倏然,一道人影闯入,那束光线投射在她身上,好似连发丝都发着光。
来人头顶上一缕头发不规则的翘起,祁泠的目光上移,落到上面,看它随着主人的动作颤巍巍的动着,颇有几分难言的可爱。
池瑜睡过了头,一睁开眼天光大亮,比平常晚了一个小时,她着急忙慌的跑出来,直直的与祁泠的目光撞在一起。

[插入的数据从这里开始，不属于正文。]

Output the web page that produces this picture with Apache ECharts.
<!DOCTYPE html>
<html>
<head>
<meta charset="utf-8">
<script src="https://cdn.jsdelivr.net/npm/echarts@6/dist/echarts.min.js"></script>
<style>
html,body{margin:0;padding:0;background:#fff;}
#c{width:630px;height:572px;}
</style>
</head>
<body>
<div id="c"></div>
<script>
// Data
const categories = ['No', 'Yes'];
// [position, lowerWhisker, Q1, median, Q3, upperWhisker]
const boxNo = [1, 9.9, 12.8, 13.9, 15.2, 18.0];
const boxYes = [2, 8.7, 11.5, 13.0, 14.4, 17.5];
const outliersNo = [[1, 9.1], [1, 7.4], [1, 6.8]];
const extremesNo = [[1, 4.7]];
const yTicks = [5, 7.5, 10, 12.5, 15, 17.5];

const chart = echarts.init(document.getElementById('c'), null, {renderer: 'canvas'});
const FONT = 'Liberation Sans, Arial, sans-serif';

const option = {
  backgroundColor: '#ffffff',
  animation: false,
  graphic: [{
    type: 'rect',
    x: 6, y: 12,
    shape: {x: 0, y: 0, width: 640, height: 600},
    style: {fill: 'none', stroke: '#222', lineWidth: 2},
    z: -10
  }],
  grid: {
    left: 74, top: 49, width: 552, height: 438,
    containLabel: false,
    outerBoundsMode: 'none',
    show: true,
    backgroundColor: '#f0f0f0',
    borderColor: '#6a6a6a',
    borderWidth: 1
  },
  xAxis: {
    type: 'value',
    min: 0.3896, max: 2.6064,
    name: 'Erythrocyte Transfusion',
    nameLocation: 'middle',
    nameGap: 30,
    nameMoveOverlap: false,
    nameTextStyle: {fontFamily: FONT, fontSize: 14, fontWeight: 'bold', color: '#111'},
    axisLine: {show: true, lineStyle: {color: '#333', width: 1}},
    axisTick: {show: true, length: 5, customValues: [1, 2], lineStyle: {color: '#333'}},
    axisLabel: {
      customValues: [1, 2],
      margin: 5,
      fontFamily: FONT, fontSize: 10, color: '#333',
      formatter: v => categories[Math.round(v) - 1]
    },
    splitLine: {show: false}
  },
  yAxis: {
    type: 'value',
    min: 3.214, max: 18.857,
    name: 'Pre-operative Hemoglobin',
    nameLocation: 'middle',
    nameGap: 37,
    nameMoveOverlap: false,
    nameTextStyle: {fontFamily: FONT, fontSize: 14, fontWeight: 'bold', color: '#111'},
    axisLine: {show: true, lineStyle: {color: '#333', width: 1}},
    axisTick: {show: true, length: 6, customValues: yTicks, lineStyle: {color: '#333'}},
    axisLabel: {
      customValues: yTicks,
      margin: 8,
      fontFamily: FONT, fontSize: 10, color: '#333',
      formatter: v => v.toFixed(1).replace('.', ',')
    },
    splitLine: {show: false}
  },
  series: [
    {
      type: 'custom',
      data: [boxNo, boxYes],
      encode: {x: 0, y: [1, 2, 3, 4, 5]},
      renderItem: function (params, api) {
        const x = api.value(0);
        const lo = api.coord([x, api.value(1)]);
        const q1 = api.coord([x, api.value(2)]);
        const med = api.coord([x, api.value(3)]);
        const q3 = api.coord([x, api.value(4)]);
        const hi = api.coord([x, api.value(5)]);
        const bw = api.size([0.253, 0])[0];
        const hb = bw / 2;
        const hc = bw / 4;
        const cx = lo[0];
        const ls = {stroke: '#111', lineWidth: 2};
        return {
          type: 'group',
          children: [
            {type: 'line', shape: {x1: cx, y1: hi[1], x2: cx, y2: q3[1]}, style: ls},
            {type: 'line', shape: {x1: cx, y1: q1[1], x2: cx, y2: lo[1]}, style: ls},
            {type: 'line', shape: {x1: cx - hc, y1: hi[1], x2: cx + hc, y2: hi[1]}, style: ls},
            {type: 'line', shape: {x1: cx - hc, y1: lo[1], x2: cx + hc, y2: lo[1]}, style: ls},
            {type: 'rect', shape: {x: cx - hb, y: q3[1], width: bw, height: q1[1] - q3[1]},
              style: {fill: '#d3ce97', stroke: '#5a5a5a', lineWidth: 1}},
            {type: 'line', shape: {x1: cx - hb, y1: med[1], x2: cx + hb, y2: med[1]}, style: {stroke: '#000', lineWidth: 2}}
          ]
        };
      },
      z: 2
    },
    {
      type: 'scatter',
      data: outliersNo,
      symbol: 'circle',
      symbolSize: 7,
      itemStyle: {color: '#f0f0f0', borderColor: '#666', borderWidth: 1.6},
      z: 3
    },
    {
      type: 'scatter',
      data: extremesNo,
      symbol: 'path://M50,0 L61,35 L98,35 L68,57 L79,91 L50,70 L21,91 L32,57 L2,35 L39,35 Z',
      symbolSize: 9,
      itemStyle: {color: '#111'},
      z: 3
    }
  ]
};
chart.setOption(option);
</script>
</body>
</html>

虽然惊讶于美人早上仍旧美的惊心动魄,但昨夜的交往实在是不忍直视。
于是,她很快的躲闪开,抱着自己的帆布挎包闷着头就直冲冲的往外走。
简直是个缩头乌龟,她在心里吐槽自己。
“池小姐,您稍等一下。”
赵管家唤住了她,她颇有些尴尬的扭头,慢腾腾的抬手“嗨”
了一声。
对面端坐的美人自是不会回应她,还好赵管家接过了话茬。
“您别急,坐下吃一些,让司机送您去学校。”
池瑜敏锐的察觉到赵管家这句话中藏着的隐患。
约法三章第二条,他们夫妻关系相处的任何内容,不能跟第三人说起。
当时看到这一条时,池瑜就福至心灵,立马反应明白过来。
这不就是祁泠不许她以祁家人身份自居的意思嘛,她可太懂了,那些虐心虐身的霸总文学里,都是这么写的。